Monday, January 9, 2017

Sunset and moral police


The sea became more restless as the sun turned crimson in the western horizon turning the distant waters resplendent with a riot of colours.  Raghav continued to stare into those colours as if some genie would emerge out of them and solve his problems.

“Thief! Thief!”  A middle-aged woman who was sitting a few feet away shouted.  A commotion followed.  The man who had snatched her handbag had already disappeared into the motley crowd on the beach.  People asked a few questions like “Did it contain many valuables?” or offered some counsel like “You should be careful!” and then the commotion subsided.   People returned to the sunset.

“Is there any way I can be of help?”  Raghav asked the woman when the sun had vanished into the sea and the people started moving away.  A few chose to settle down on the beach as usual.   

The woman looked at him for a moment and said, “Yes, in fact.  I’ll need the bus fare to go home.”

Raghav pulled out his purse and offered her a hundred rupee note.


“Will it do?”

“More than.  How will I return it?”  She paused a while, looked at him as if to assess him and said, “I’m Sheila.”  She mentioned the office where she worked as a clerk adding that he could come and claim his money the very next day.

“Does one Anil Kumar still work there?”  That’s how the friendship began.  When there is a person known to two strangers, the strangeness melts away instantly and friendship blooms quickly.

“I noticed that you were not too much upset by the loss of your bag,” Raghav said gazing into her eyes inquiringly.  Was he searching for something more than the answer to that question in those eyes?

“Well,” she said and gazed into the sea.  “I lost some important things.  Debit card, ID card, cash,  ...”

“Why don’t you ask your bank to block the debit card?”

“The fool won’t be able to withdraw more than Rs 2000, thanks to Modi ji.”  She smiled.  Wearily.  “I’ve already blocked it.”  She waved her phone. Listlessly.

Her phone was saved because she was trying to photograph the sunset on the phone’s camera when the thief struck.

“Have you ever wondered whether life is just a series of losses?”  She asked.

“Thousand times,” said Raghav slowly but promptly.  “There are occasional gains, however.  Like the music of these waves.”  He threw a pebble into the surf which was approaching them rather quickly as the tide rose.  “And the sunset.”

“God must have created human beings for fun’s sake,” she said.

“Man is a freak in the evolutionary process,” Raghav said.

“But a very successful freak!”

“Most freaks are successes though for a short while.  The success of the human species is a miracle.  A tragic miracle.”

“Sometimes I too hear the plaintive music of a tragic drama as I sit here watching the sunset.”

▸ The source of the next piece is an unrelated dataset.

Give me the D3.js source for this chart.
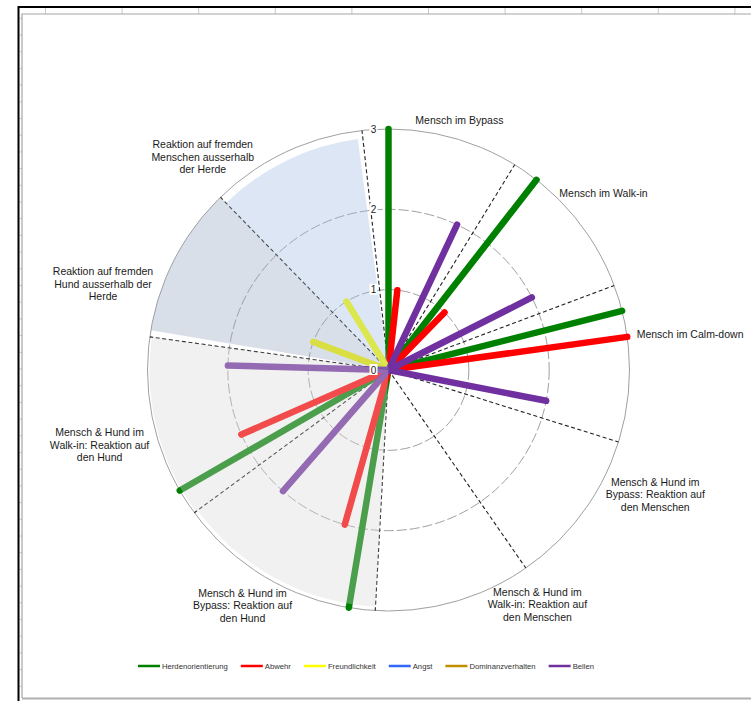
<!DOCTYPE html>
<html>
<head>
<meta charset="utf-8">
<script src="https://cdn.jsdelivr.net/npm/d3@7"></script>
<style>
    html, body { margin: 0; padding: 0; background: #fff; }
    svg { display: block; font-family: "Liberation Sans", Arial, sans-serif; }
</style>
</head>
<body>
<svg id="chart" width="751" height="701"></svg>
<script>
// radar with 57 angular positions, position 0 at 12 o'clock
var slotCount = 57;
var sectorNames = [
    ["Mensch im Bypass"],
    ["Mensch im Walk-in"],
    ["Mensch im Calm-down"],
    ["Mensch & Hund im", "Bypass: Reaktion auf", "den Menschen"],
    ["Mensch & Hund im", "Walk-in: Reaktion auf", "den Menschen"],
    ["Mensch & Hund im", "Bypass: Reaktion auf", "den Hund"],
    ["Mensch & Hund im", "Walk-in: Reaktion auf", "den Hund"],
    ["Reaktion auf fremden", "Hund ausserhalb der", "Herde"],
    ["Reaktion auf fremden", "Menschen ausserhalb", "der Herde"]
];
// position of the dashed line closing each sector
var separatorSlots = [5, 11, 17, 23, 29, 37, 44, 50, 56];
var ticks = [0, 1, 2, 3];
var seriesNames = ["Herdenorientierung", "Abwehr", "Freundlichkeit", "Angst", "Dominanzverhalten", "Bellen"];
// [position, value]
var herdenorientierung = [[0, 3], [6, 3], [12, 3], [30, 3], [38, 3]];
var abwehr = [[1, 1], [7, 1], [13, 3], [31, 2], [39, 2]];
var freundlichkeit = [[46, 1], [52, 1]];
var angst = [];
var dominanzverhalten = [];
var bellen = [[4, 2], [10, 2], [16, 2], [35, 2], [43, 2]];
// shaded sectors (index into sectorNames)
var shadedSectors = [5, 6, 7, 8];

var seriesData = [herdenorientierung, abwehr, freundlichkeit, angst, dominanzverhalten, bellen];
var seriesColors = ["#008000", "#ff0000", "#ffff00", "#3366ff", "#bf8f00", "#7030a0"];

// layout
var cx = 388.5, cy = 370, R = 241;
var labelSlots = [2.2, 7.4, 13, 18.6, 23.8, 33.1, 40.2, 45.7, 51];
var shadeStyle = {
    5: { fill: "rgb(216,216,216)", r: 237, a0: 0, a1: 0 },
    6: { fill: "rgb(216,216,216)", r: 239, a0: 0, a1: 0 },
    7: { fill: "rgb(146,164,189)", r: 241, a0: 0.25, a1: 0 },
    8: { fill: "rgb(155,184,224)", r: 233, a0: 0, a1: -0.2 }
};

var svg = d3.select("#chart");

// spreadsheet frame
var frame = svg.append("g");
frame.selectAll("line.col").data(d3.range(45.5, 751, 76.6)).enter().append("line")
    .attr("x1", function (d) { return d; }).attr("x2", function (d) { return d; })
    .attr("y1", 8).attr("y2", 14).attr("stroke", "#c8c8c8");
frame.selectAll("line.row").data(d3.range(18.3, 698, 16.7)).enter().append("line")
    .attr("x1", 19.5).attr("x2", 22).attr("y1", function (d) { return d; }).attr("y2", function (d) { return d; })
    .attr("stroke", "#c8c8c8");
frame.append("path").attr("d", "M22,698V14H751").attr("fill", "none").attr("stroke", "#a6a6a6").attr("stroke-width", 1.2);
frame.append("line").attr("x1", 22).attr("x2", 751).attr("y1", 698.5).attr("y2", 698.5)
    .attr("stroke", "#b0b0b0").attr("stroke-width", 2);
frame.append("path").attr("d", "M18.5,701V7H751").attr("fill", "none").attr("stroke", "#000").attr("stroke-width", 2);

var angle = d3.scaleLinear().domain([0, slotCount]).range([0, 2 * Math.PI]);
var radius = d3.scaleLinear().domain([0, 3]).range([0, R]);

var plot = svg.append("g").attr("transform", "translate(" + cx + "," + cy + ")");

// rings
plot.selectAll("circle.ring").data(ticks.filter(function (t) { return t > 0; })).enter().append("circle")
    .attr("r", function (d) { return radius(d); })
    .attr("fill", "none")
    .attr("stroke", "#a0a0a0")
    .attr("stroke-width", 1)
    .attr("stroke-dasharray", function (d) { return d < 3 ? "10,3" : null; });

var spoke = d3.lineRadial()
    .angle(function (d) { return angle(d[0]); })
    .radius(function (d) { return radius(d[1]); });

// sector separators
plot.selectAll("path.sep").data(separatorSlots).enter().append("path")
    .attr("d", function (d) { return spoke([[d, 0], [d, 3]]); })
    .attr("stroke", "#222")
    .attr("stroke-width", 1.1)
    .attr("stroke-dasharray", "4,2.6")
    .attr("fill", "none");

// series spokes
seriesData.forEach(function (s, i) {
    plot.append("g").selectAll("path").data(s).enter().append("path")
        .attr("d", function (d) { return spoke([[d[0], 0], [d[0], d[1]]]); })
        .attr("stroke", seriesColors[i])
        .attr("stroke-width", 6.5)
        .attr("stroke-linecap", "round")
        .attr("fill", "none");
});

// shaded sectors, drawn translucent over the spokes
var sectorStart = function (i) { return i === 0 ? separatorSlots[separatorSlots.length - 1] - slotCount : separatorSlots[i - 1]; };
var arc = d3.arc().innerRadius(0);
plot.selectAll("path.shade").data(shadedSectors).enter().append("path")
    .attr("d", function (i) {
        var st = shadeStyle[i];
        return arc({
            outerRadius: st.r,
            startAngle: angle(sectorStart(i) + st.a0),
            endAngle: angle(separatorSlots[i] + st.a1)
        });
    })
    .attr("fill", function (i) { return shadeStyle[i].fill; })
    .attr("fill-opacity", 0.35);

// radial axis labels
var tickG = plot.selectAll("g.tick").data(ticks).enter().append("g")
    .attr("transform", function (d) { return "translate(-15," + (-radius(d)) + ")"; });
tickG.append("rect").attr("x", -4).attr("y", -6).attr("width", 8).attr("height", 11).attr("fill", "#fff");
tickG.append("text").attr("text-anchor", "middle").attr("dy", "0.35em")
    .attr("font-size", "10px").attr("fill", "#222")
    .text(function (d) { return d; });

// category labels
var lineH = 12.5;
sectorNames.forEach(function (lines, i) {
    var th = angle(labelSlots[i]);
    var t = plot.append("text").attr("font-size", "10.5px").attr("fill", "#1a1a1a").attr("text-anchor", "middle");
    lines.forEach(function (l, k) {
        t.append("tspan").attr("x", 0).attr("y", (k - (lines.length - 1) / 2) * lineH).attr("dy", "0.35em").text(l);
    });
    var w = t.node().getBBox().width, h = lines.length * lineH;
    var px = (R + 10) * Math.sin(th) + w / 2 * Math.sin(th);
    var py = -(R + 10) * Math.cos(th) - h / 2 * Math.cos(th);
    t.attr("transform", "translate(" + px + "," + py + ")");
});

// legend
var legend = svg.append("g").attr("transform", "translate(0,666)");
var items = legend.selectAll("g").data(seriesNames).enter().append("g");
items.append("line").attr("x1", 0).attr("x2", 22).attr("y1", 0).attr("y2", 0)
    .attr("stroke", function (d, i) { return seriesColors[i]; }).attr("stroke-width", 2.5);
items.append("text").attr("x", 24).attr("dy", "0.35em").attr("font-size", "7.7px").attr("fill", "#333")
    .text(function (d) { return d; });
var xs = [], x = 0;
items.each(function () {
    xs.push(x);
    x += 24 + d3.select(this).select("text").node().getComputedTextLength() + 13;
});
var total = x - 13, x0 = 366 - total / 2;
items.attr("transform", function (d, i) { return "translate(" + (x0 + xs[i]) + ",0)"; });
</script>
</body>
</html>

The surf had begun to wash their feet.  The sea lay undulating in the moonlight.  They realised that they had been sitting there for quite a while discussing the tragedy of the planet.

They got up to leave.  To return to their homes and the usual problems of life.  The beach was almost deserted.

A group of young men surrounded them.  Their dress indicated that they belonged to some religious organisation.

“Who are you?” One of the young men asked imperially.

Both Raghav and Sheila were too surprised to make an answer.  All the philosophy they had discussed so far sitting on the beach could not help them with an answer to that question.  Who are you?

“We know that you are not husband and wife.”  The young man who looked like the leader of the gang said. 

Moral police.  That’s what the group was.  Self-appointed guardians of public morality.  They looked more like drug addicts, thought Raghav though he could not see their faces very clearly.

The young men abused them, clicked a few snaps on their mobile phones, threatened them and one of them even planted a slap on Raghav’s cheek.  Then they moved away in search of other immoral people. 

Neither Raghav nor Sheila uttered anything as they moved away from the beach towards their respective bus stops.